## Begin DATA
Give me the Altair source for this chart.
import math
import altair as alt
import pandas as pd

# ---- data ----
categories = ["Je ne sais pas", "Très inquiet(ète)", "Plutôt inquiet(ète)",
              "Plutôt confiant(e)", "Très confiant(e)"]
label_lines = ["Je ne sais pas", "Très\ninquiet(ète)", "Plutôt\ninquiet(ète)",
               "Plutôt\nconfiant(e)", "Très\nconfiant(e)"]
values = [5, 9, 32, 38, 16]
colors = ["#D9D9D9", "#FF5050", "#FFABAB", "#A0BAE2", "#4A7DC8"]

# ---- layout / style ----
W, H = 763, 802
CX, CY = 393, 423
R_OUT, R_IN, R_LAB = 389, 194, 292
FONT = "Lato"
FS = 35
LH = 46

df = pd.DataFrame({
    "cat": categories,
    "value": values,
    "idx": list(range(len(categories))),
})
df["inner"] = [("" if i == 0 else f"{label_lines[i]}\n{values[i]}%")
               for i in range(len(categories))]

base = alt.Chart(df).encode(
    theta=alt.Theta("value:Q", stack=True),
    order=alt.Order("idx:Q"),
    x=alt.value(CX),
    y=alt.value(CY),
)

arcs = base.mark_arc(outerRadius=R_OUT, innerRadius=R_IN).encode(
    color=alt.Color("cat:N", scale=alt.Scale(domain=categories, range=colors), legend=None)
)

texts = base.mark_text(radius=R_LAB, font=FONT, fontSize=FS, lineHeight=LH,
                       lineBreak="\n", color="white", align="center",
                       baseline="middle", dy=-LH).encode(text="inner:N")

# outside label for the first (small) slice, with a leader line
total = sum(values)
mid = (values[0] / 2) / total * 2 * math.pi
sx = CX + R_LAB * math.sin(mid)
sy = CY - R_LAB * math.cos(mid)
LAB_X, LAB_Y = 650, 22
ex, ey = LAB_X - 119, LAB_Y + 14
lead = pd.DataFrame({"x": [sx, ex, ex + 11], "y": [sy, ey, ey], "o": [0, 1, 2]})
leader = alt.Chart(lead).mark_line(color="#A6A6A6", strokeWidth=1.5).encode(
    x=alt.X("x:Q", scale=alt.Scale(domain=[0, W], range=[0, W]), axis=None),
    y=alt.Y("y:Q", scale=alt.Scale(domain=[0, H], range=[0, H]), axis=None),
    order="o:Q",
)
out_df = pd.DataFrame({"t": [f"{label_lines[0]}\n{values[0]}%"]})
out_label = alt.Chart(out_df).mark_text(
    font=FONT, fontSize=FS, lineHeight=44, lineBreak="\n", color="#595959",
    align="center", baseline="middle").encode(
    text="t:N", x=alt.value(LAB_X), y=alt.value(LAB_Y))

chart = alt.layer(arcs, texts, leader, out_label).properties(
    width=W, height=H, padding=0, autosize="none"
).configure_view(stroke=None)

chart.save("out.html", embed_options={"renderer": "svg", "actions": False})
## End DATA
# TO DO
Exactly repeat the lines above, from the opening line through the one with "import pandas as pd", and include nothing else.

# SOLUTION TO THIS TASK
Give me the Altair source for this chart.
import math
import altair as alt
import pandas as pd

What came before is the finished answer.